Backed by a slick eight-piece band, he seemed awed by the fact that he was performing for 2,500 hometown fans, and was unable to say much from the Massey Hall stage beyond a few nervous hellos. His abbreviated performance was much more assured, with Lewis splitting his time between smooth ballads and retro-styled soul.

The three keyboards it took to replicate the album’s mammoth production still sounded hollow, but Lewis’s epic performance of his current single, Don’t You Forget It, could only be called triumphant. Come March, it will be Lewis who will be touring with the fancy backdrop and live horn section.

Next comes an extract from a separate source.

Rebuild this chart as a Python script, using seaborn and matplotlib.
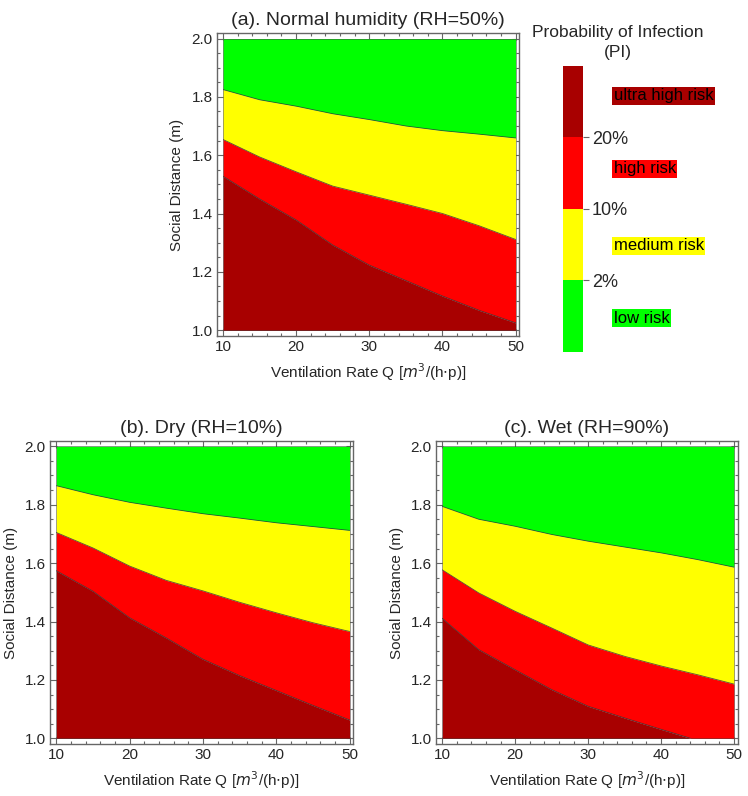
import numpy as np
import matplotlib
matplotlib.use("Agg")
import matplotlib.pyplot as plt
from matplotlib.colors import ListedColormap, BoundaryNorm
from matplotlib.cm import ScalarMappable
from matplotlib.patches import Rectangle
from matplotlib.ticker import MultipleLocator
import seaborn as sns

sns.set_style("ticks")
plt.rcParams['font.family'] = ['Liberation Sans', 'DejaVu Sans']

# ventilation rate Q (m3/(h.p)) sample points
q = [10, 15, 20, 25, 30, 35, 40, 45, 50]

# social distance (m) where PI crosses 2%, 10%, 20%
a_pi2 = [1.825, 1.790, 1.768, 1.742, 1.722, 1.700, 1.684, 1.672, 1.659]
a_pi10 = [1.654, 1.594, 1.543, 1.494, 1.463, 1.432, 1.400, 1.358, 1.311]
a_pi20 = [1.528, 1.450, 1.378, 1.292, 1.223, 1.170, 1.117, 1.068, 1.025]

b_pi2 = [1.865, 1.834, 1.808, 1.788, 1.769, 1.754, 1.738, 1.725, 1.712]
b_pi10 = [1.705, 1.652, 1.590, 1.541, 1.505, 1.466, 1.430, 1.396, 1.366]
b_pi20 = [1.574, 1.504, 1.413, 1.344, 1.271, 1.215, 1.164, 1.113, 1.063]

c_pi2 = [1.794, 1.750, 1.726, 1.698, 1.675, 1.655, 1.635, 1.612, 1.586]
c_pi10 = [1.577, 1.498, 1.435, 1.378, 1.320, 1.281, 1.248, 1.218, 1.186]
c_pi20 = [1.411, 1.304, 1.235, 1.167, 1.110, 1.070, 1.031, 0.993, 0.958]

titles = ["(a). Normal humidity (RH=50%)", "(b). Dry (RH=10%)", "(c). Wet (RH=90%)"]
risk_labels = ["low risk", "medium risk", "high risk", "ultra high risk"]
pi_ticks = ["2%", "10%", "20%"]
colors = ["#00FF00", "#FFFF00", "#FF0000", "#A80000"]

d_min, d_max = 1.0, 2.0


def risk_panel(ax, pi2, pi10, pi20, title):
    x = np.array(q, dtype=float)
    # plot region: Q 10..50, distance 1..2
    region = Rectangle((q[0], d_min), q[-1] - q[0], d_max - d_min, transform=ax.transData)
    arts = []
    arts.append(ax.fill_between(x, pi2, d_max, color=colors[0], lw=0))
    arts.append(ax.fill_between(x, pi10, pi2, color=colors[1], lw=0))
    arts.append(ax.fill_between(x, pi20, pi10, color=colors[2], lw=0))
    arts.append(ax.fill_between(x, 0.5, pi20, color=colors[3], lw=0))
    for b in (pi2, pi10, pi20):
        sns.lineplot(x=x, y=b, ax=ax, color="#333333", lw=0.6, alpha=0.8)
    for ln in ax.lines:
        arts.append(ln)
    for art in arts:
        art.set_clip_path(region)
    ax.add_patch(Rectangle((q[0], d_min), q[-1] - q[0], d_max - d_min, fill=False,
                           edgecolor='#444444', lw=0.5, alpha=0.7))
    ax.set_xlim(9.15, 50.5)
    ax.set_ylim(0.98, 2.018)
    ax.xaxis.set_major_locator(MultipleLocator(10))
    ax.xaxis.set_minor_locator(MultipleLocator(2))
    ax.yaxis.set_major_locator(MultipleLocator(0.2))
    ax.yaxis.set_minor_locator(MultipleLocator(0.05))
    ax.yaxis.set_major_formatter(plt.FormatStrFormatter('%.1f'))
    ax.tick_params(which='both', direction='in', top=True, right=True, color='#666666',
                   labelsize=11, width=0.8, pad=3)
    ax.tick_params(which='major', length=5)
    ax.tick_params(which='minor', length=2.5)
    for s in ax.spines.values():
        s.set_color('#666666')
        s.set_linewidth(1.0)
    ax.set_title(title, fontsize=14, pad=6)
    ax.set_xlabel("Ventilation Rate Q [$m^3$/(h$\\cdot$p)]", fontsize=11, labelpad=5)
    ax.set_ylabel("Social Distance (m)", fontsize=11, labelpad=5)


fig = plt.figure(figsize=(7.48, 7.96), dpi=100)
ax_a = fig.add_axes([0.2897, 0.5779, 0.4046, 0.3803])
ax_b = fig.add_axes([0.0668, 0.0650, 0.4055, 0.3810])
ax_c = fig.add_axes([0.5829, 0.0650, 0.4033, 0.3810])

risk_panel(ax_a, a_pi2, a_pi10, a_pi20, titles[0])
risk_panel(ax_b, b_pi2, b_pi10, b_pi20, titles[1])
risk_panel(ax_c, c_pi2, c_pi10, c_pi20, titles[2])

# colour key
cax = fig.add_axes([0.7531, 0.5582, 0.0259, 0.3593])
cmap = ListedColormap(colors)
norm = BoundaryNorm([0, 1, 2, 3, 4], cmap.N)
cb = fig.colorbar(ScalarMappable(norm=norm, cmap=cmap), cax=cax, ticks=[1, 2, 3])
cb.ax.set_yticklabels(pi_ticks)
cb.ax.minorticks_off()
cb.outline.set_visible(False)
cb.ax.tick_params(length=4.5, width=0.8, color='#666666', labelsize=13, pad=2)

fig.text(0.826, 0.9466, "Probability of Infection\n(PI)", ha='center', va='center',
         fontsize=12.5, linespacing=1.4)

label_y = [0.6005, 0.6910, 0.7877, 0.8794]
for lab, col, yy in zip(risk_labels, colors, label_y):
    fig.text(0.8205, yy, lab, ha='left', va='center', fontsize=12, color='black',
             bbox=dict(facecolor=col, edgecolor='none', pad=1.0))

fig.savefig("out.png", dpi=100)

Maybe on the bus rides between shows, he could chat up Alicia Keys on the virtues of spontaneity and leaving the crowd breathless. On a stage made up to look like a Brooklyn street corner, complete with a working streetlight, Keys and her 12-piece band put on a flashy soul revue that was heavy on filler and cliches from the get-go.

With only one album to draw on, it’s not surprising that the 21-year-old pianist would want to fill in a few blanks. Keys’s mistake was turning what could have been a compact hour-long show into an often dreary 90 minutes.

Songs were stretched out beyond the breaking point to include skits, interpretive dance, percussion interludes and motivational speeches. She was eventually upstaged by 4-foot-tall Michael Jackson impersonator Freak Nasty, who was ridiculous and fun — everything Keys wasn’t.

Keys has loads of confidence and two stone soul classics in A Woman’s Worth and Fallin’, and when she played them, the floor shook. Sadly, the moments in between felt awkward and over-rehearsed.